In 2019, President Trump claimed a power that was functionally limitless.
“I have an Article II, where I have the right to do whatever I want as president," he babbled to the rapturous crowd at a rally held by Turning Point USA, Charlie Kirk’s rightwing brainwashing shop.
Article II of the Constitution did not give him the right to do whatever he wanted as president, and it still doesn’t. But the Justice Department is making that argument in private, and may well do it in court today to defend the illegal takeover of a tiny government agency that supports African development.
USADF
The United States African Development Foundation (USADF) is an independent agency established by Congress in 1980 to “invest directly in African grassroots enterprises and social entrepreneurs” and “increase incomes, revenues, and jobs by promoting self-reliance and market-based solutions to poverty.” Projects from 2024 include construction of a date sorting and packaging facility in Mauritania, upgrading production of honey and pineapple juice in Benin to meet export standards, and purchasing an industrial sewing machine for a small clothing manufacturer in Zambia.

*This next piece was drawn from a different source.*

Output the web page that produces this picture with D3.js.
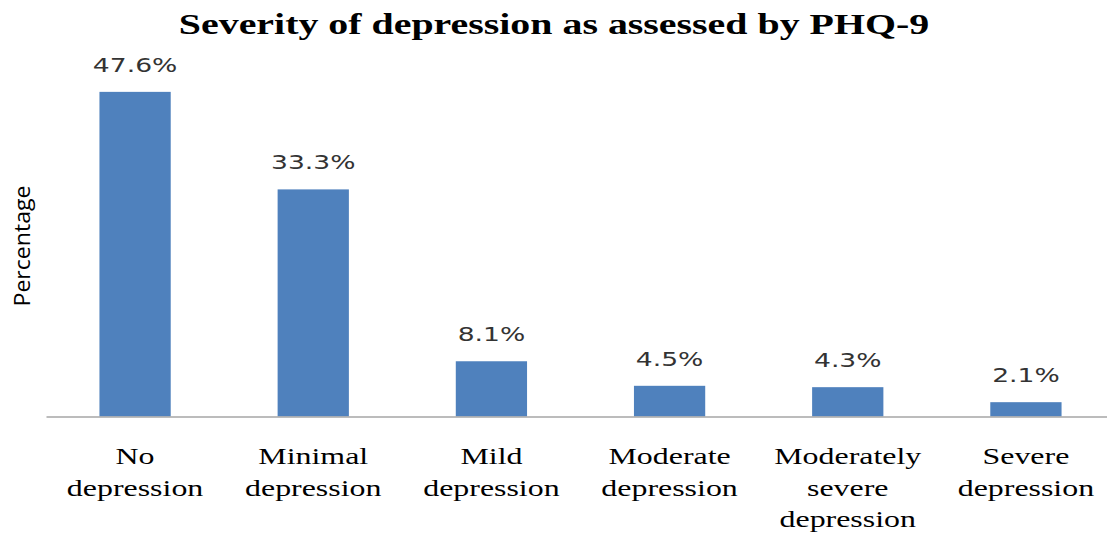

It is exactly the kind of pro-capitalist, “teach a man to fish” program that conservatives purport to like. Plus it’s cheap, helping tens of thousands of people every year, for almost nothing: Congress appropriated just $45 million for the agency in 2024.
And yet, on February 19, Trump signed an executive order calling USADF and the Presidio Trust, the Inter-American Foundation, and the United States Institute of Peace “unnecessary” and purporting to shut them down.